I do get a Markov-style chain:
Let a(n) be the amount of light between panes 1 and 2, heading toward pane 2,
b(n) be the amount of light between panes 1 and 2, heading toward pane 1,
c(n) be the amount of light between panes 2 and 3, heading toward pane 2,
d(n) be the amount of light between panes 2 and 3, heading toward pane 3,
and e(n) the amount of light that passes through pane 3
I get:
a(n) = 0.2 b(n-1) + 0.7 c(n-1)**
** isn't light from c(n-1) heading toward 2....so 70% would then be heading toward 1 (i.e. for b(n))?
b(n) = 0.2 a(n-1) + **
c(n) = 0.2 d(n-1)
d(n) = 0.7 b(n-1)**** + 0.2 c(n-1)
**** Isn't light from b(n-1) heading toward 1, so 70% would exit out of 1...should this be a(n-1)?

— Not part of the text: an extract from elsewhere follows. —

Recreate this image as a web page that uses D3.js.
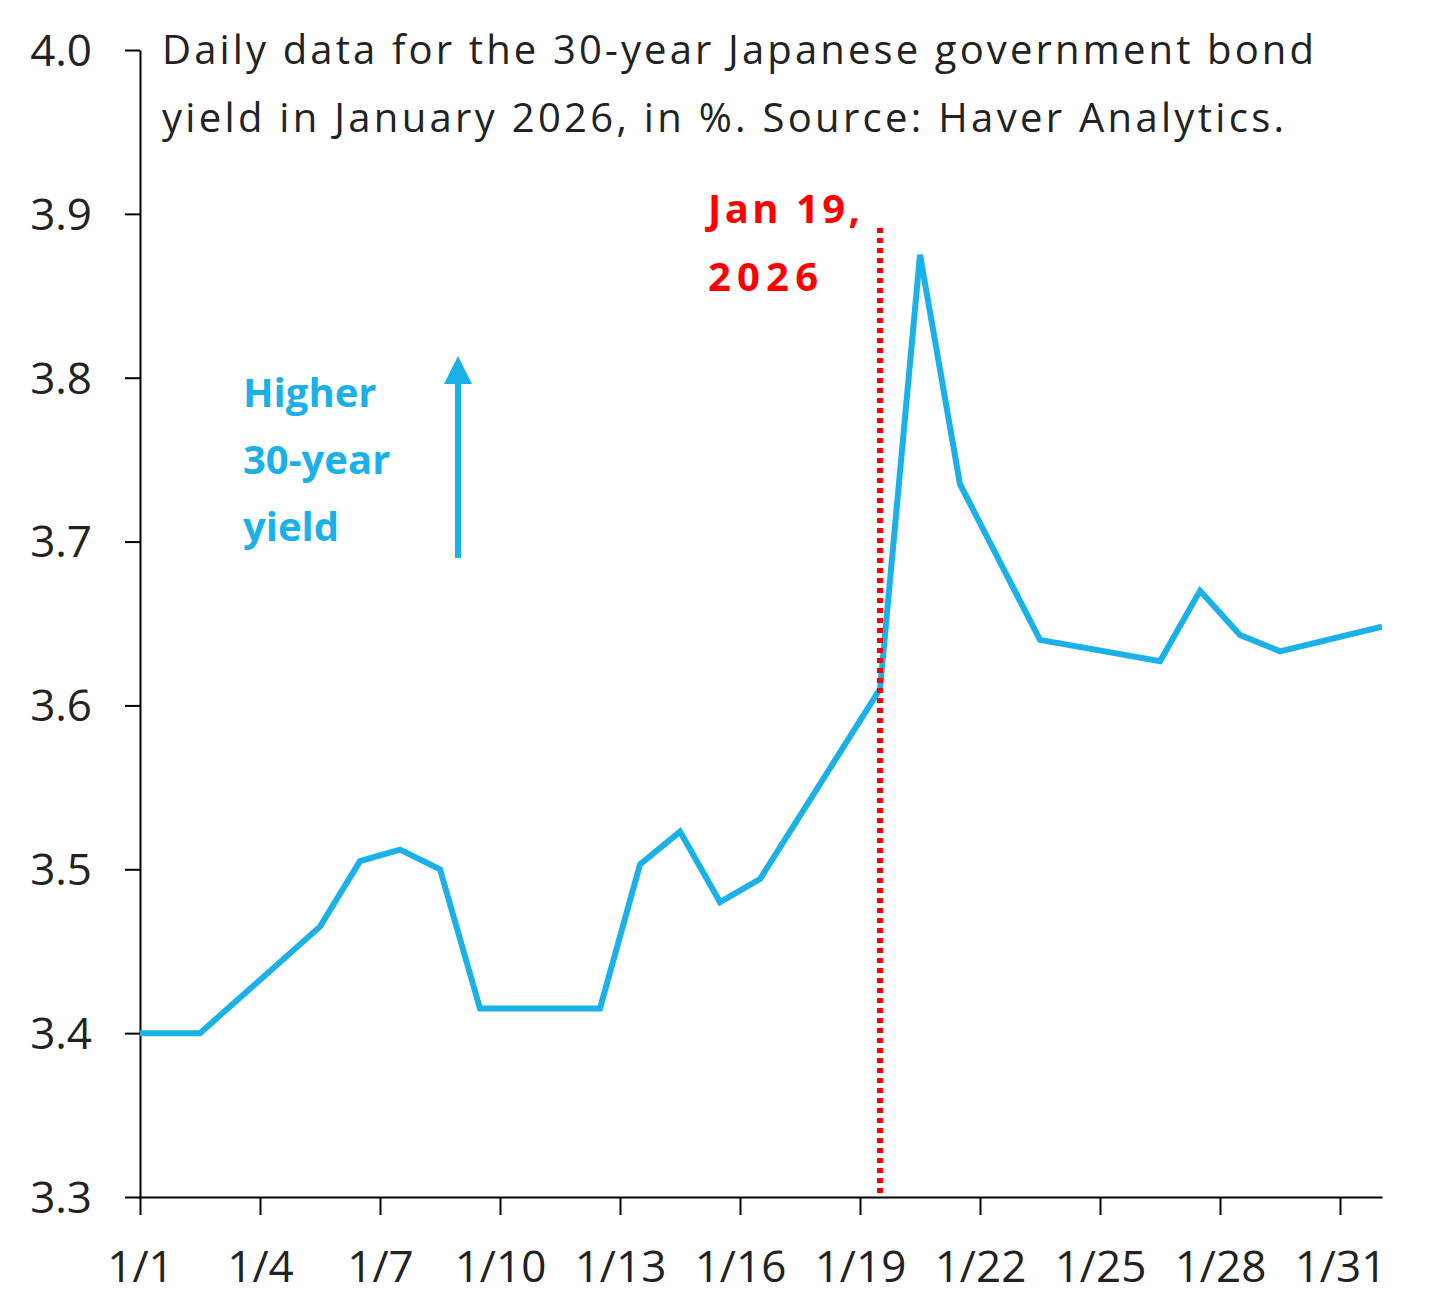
<!DOCTYPE html>
<html>
<head>
<meta charset="utf-8">
<script src="https://cdn.jsdelivr.net/npm/d3@7"></script>
<style>
  body { margin: 0; background: #fff; }
  text { font-family: "Open Sans", Lato, sans-serif; }
</style>
</head>
<body>
<div id="chart"></div>
<script>
// Day of January (x.5 = that day's observation), yield in %
const days   = [0.5, 2.5, 5.5, 6.5, 7.5, 8.5, 9.5, 12.5, 13.5, 14.5, 15.5, 16.5, 19.5, 20.5, 21.5, 23.5, 26.5, 27.5, 28.5, 29.5, 32.05];
const yields = [3.40, 3.40, 3.465, 3.505, 3.512, 3.50, 3.415, 3.415, 3.503, 3.523, 3.48, 3.494, 3.61, 3.875, 3.735, 3.64, 3.627, 3.67, 3.643, 3.633, 3.648];
const tickDays = [1, 4, 7, 10, 13, 16, 19, 22, 25, 28, 31];
const yTicks = [3.3, 3.4, 3.5, 3.6, 3.7, 3.8, 3.9, 4.0];
const eventDay = 19.5;

const W = 1446, H = 1311;
const svg = d3.select("#chart").append("svg").attr("width", W).attr("height", H);

const x = d3.scaleLinear().domain([1, 32.05]).range([140, 1382]);
const y = d3.scaleLinear().domain([3.3, 4.0]).range([1197, 50]);
const blue = "#1ab0e8";

svg.append("clipPath").attr("id", "clip").append("rect")
    .attr("x", 140).attr("y", 0).attr("width", 1242).attr("height", 1197);

// Y axis
const ya = svg.append("g").attr("transform", "translate(140,0)")
    .call(d3.axisLeft(y).tickValues(yTicks).tickFormat(d3.format(".1f")).tickSize(15).tickSizeOuter(0));
ya.select(".domain").attr("stroke", "#000").attr("stroke-width", 2);
ya.selectAll(".tick line").attr("stroke-width", 2);
ya.selectAll("text").attr("font-size", 44).attr("fill", "#222").attr("x", -48).attr("dy", "0.35em");

// X axis
const xa = svg.append("g").attr("transform", "translate(0,1197)")
    .call(d3.axisBottom(x).tickValues(tickDays).tickFormat(d => "1/" + d).tickSize(18).tickSizeOuter(0));
xa.select(".domain").attr("stroke", "#000").attr("stroke-width", 2);
xa.selectAll(".tick line").attr("stroke-width", 2);
xa.selectAll("text").attr("font-size", 44).attr("fill", "#222").attr("y", 70).attr("dy", "0.35em");

// Series
const line = d3.line().x((d, i) => x(days[i])).y(d => y(d));
svg.append("path").datum(yields)
    .attr("clip-path", "url(#clip)")
    .attr("d", line).attr("fill", "none").attr("stroke", blue)
    .attr("stroke-width", 6).attr("stroke-linejoin", "miter");

// Event marker
svg.append("line")
    .attr("x1", x(eventDay)).attr("x2", x(eventDay))
    .attr("y1", 228).attr("y2", y(3.3))
    .attr("stroke", "#ff0000").attr("stroke-width", 6).attr("stroke-dasharray", "5,5");
svg.append("text").attr("x", 708).attr("y", 223).attr("font-size", 40).attr("font-weight", "bold")
    .attr("fill", "#ff0000").attr("textLength", 152).text("Jan 19,");
svg.append("text").attr("x", 708).attr("y", 291).attr("font-size", 40).attr("font-weight", "bold")
    .attr("fill", "#ff0000").attr("textLength", 110).text("2026");

// Title
svg.append("text").attr("x", 162).attr("y", 64).attr("font-size", 40).attr("fill", "#222")
    .attr("textLength", 1152).text("Daily data for the 30-year Japanese government bond");
svg.append("text").attr("x", 162).attr("y", 132).attr("font-size", 40).attr("fill", "#222")
    .attr("textLength", 1122).text("yield in January 2026, in %. Source: Haver Analytics.");

// Higher yield note + arrow
["Higher", "30-year", "yield"].forEach((t, i) => {
  svg.append("text").attr("x", 243).attr("y", 407 + i * 67).attr("font-size", 40)
      .attr("font-weight", "bold").attr("fill", blue).text(t);
});
svg.append("line").attr("x1", 458).attr("x2", 458).attr("y1", 558).attr("y2", 380)
    .attr("stroke", blue).attr("stroke-width", 6);
svg.append("path").attr("d", "M444,384 L458,356 L472,384 Z").attr("fill", blue);
</script>
</body>
</html>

e(n) = e(n-1) + 0.7 d(n-1)
Basically, I don't know Markov chains, but just from your definitions, it seems it should be
a(n) = 0.2 b(n-1)
b(n) = 0.2 a(n-1). + 0.7 c(n-1)**
c(n) = 0.2 d(n-1)
d(n) = 0.7 a(n-1) **** + 0.2 c(n-1)
e(n) = e(n-1) + 0.7 d(n-1)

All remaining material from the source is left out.